Yukarıda sayılan başlıca s-olaylardan herhangi birinin yaşanması halinde 10 yıllık süre içerisinde dava açılması mümkündür. Yaşanan kaza aynı zamanda ceza davası konusu olmuşsa artık ceza zamanaşımı süresi daha uzun ise ceza davası zamanaşımı süresinde tazminat davasının açılması mümkün olacaktır. Ancak sürenin ne zaman başladığı ve ne kadar olduğu olayın ayrıntılı analizi ile netleşecektir.
Tazminat davası içeriğinde ölüm veya yaralanma halinde manevi tazminat, bedensel zarar halinde maddi tazminat ve ölüm halinde maddi tazminat istenebilecektir. İçeriğine değinecek olursak, geçici-sürekli iş göremezlik nedeniyle oluşan kayıplar, tedavi giderleri,bakıcı giderleri, cenaze giderleri, Ölenin desteğinden yoksun kalan kişilerin bu sebeple uğradıkları kayıplar talep edilebilecektir.
İş kazası, işveren tarafından mutlaka anında Sosyal Güvenlik Kurumuna bildirilmelidir. İşveren veya işçinin bildirimi üzerine SGK müfettişler aracılığıyla inceleme yapılarakmeydana gelen olayın iş kazası olup olmadığı, olayın oluş şekli ve tarafların kusur durumunu düzenleyen bir inceleme raporu düzenlenir. İnceleme raporunda olayın iş kazası olarak nitelendirilmesi halinde hak sahibi iş mahkemesinde doğrudan tazminat davası açabilir.
İş kazası, Sosyal Güvenlik Kurumuna (SGK) bildirilmesine rağmen meydana gelen olay SGK tarafından iş kazası olarak kabul edilmezse hem SGK hem de işverenin davalı olarak gösterileceği bir “iş kazasının tespiti davası” açılmalıdır. İş kazası tespit davası ise iş kazasının meydana geldiği tarihten itibaren 10 yıl içerisinde açılmalıdır. Dava sonucunda olayın iş kazası olduğunun tespit edilmesi halinde iş kazası kaynaklı tazminat davası açılabilir.

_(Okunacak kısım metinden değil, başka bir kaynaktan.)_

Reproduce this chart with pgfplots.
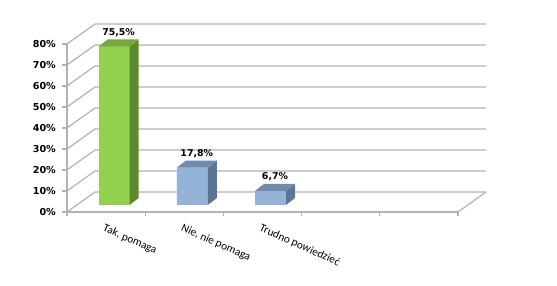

Dava sonucunda tazminat miktarları belirlenirken kazaya uğrayan işçinin ve işverenin kusur tespiti yapılır, işçide oluşan maluliyet oranı gibi durumlar tespit edilir. Yargıtay kararlarında “Sigortalının kalp krizi veya beyin kanaması geçirmesi ile intihar etmesi hali de iş kazası kapsamında değerlendirilmektedir.
Ancak unutulmamalıdır ki iş kazası yaşandığı anda mutlaka alanında uzman bir avukat ile görüşülmeli ve hastane kayıtlarında olayın bir iş kazası olduğu bildirilmelidir. Dava sırasında herhangi bir hak kaybına uğranmaması için süreç alanında uzman bir Avukat ile hareket edilmelidir”dedi.